Sudan conflict poses credit negative risk to neighboring countries, says Moody’s
If the ongoing conflict in Sudan continues for a prolonged period, it could pose a credit-negative risk to neighboring countries and multilateral development banks, warned Moody’s Investors Service.
The global rating agency said the conflict would have major economic consequences in the region, including negative impacts on MDBs and overall nonperforming loans.
“If the conflict descends into a prolonged civil war, destruction of social and physical infrastructure would have lasting economic consequences, weighing on MDB asset quality in Sudan, along with overall nonperforming loans and liquidity,” said Moody’s in a note released on Monday.
On April 15, a fight broke out between the army and paramilitary Rapid Support Forces in Khartoum, the capital city of Sudan.
The conflict derailed an internationally backed plan for a transition to civilian rule after the ousting in 2019 of Omar al Bashir, the Islamist president who had himself seized power in a 1989 coup.
“The fighting has caused significant damage to major infrastructure in Khartoum, such as the international airport, hospitals and schools, and has forced most economic activity and government business to halt as civilians shelter in their homes,” added Moody’s.
The note warned that a probable spillover of the conflict to neighboring countries would trigger broader asset-quality concerns for MDBs with a higher concentration of loans in Chad, South Sudan, Ethiopia and Egypt.
Moody’s pointed out that Trade and Development Bank had loans worth $931 million in Sudan as of the end of December 2022, and 95 percent of this exposure is in the form of trade finance facilities previously used to fund food and fuel imports.

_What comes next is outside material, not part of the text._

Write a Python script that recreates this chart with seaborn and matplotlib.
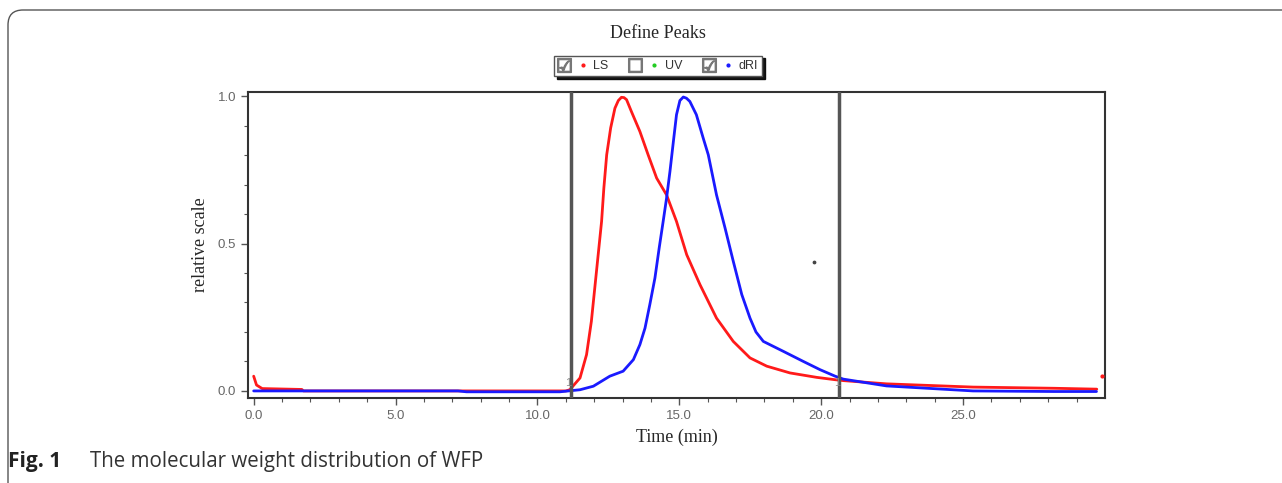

The report added that the Islamic Corp. for the Development of the Private Sector had an exposure to Sudan equal to 1.3 percent of total assets in the first quarter of 2023. However, it had already fully provisioned and significantly marked down its credit and equity exposures.
Islamic Development Bank, African Development Bank and International Development Association have exposures to Sudan of less than 1 percent of development-rated assets. The preferred creditor status means that, even if the exposure becomes nonperforming, the loans will not be written off and should be eventually repaid.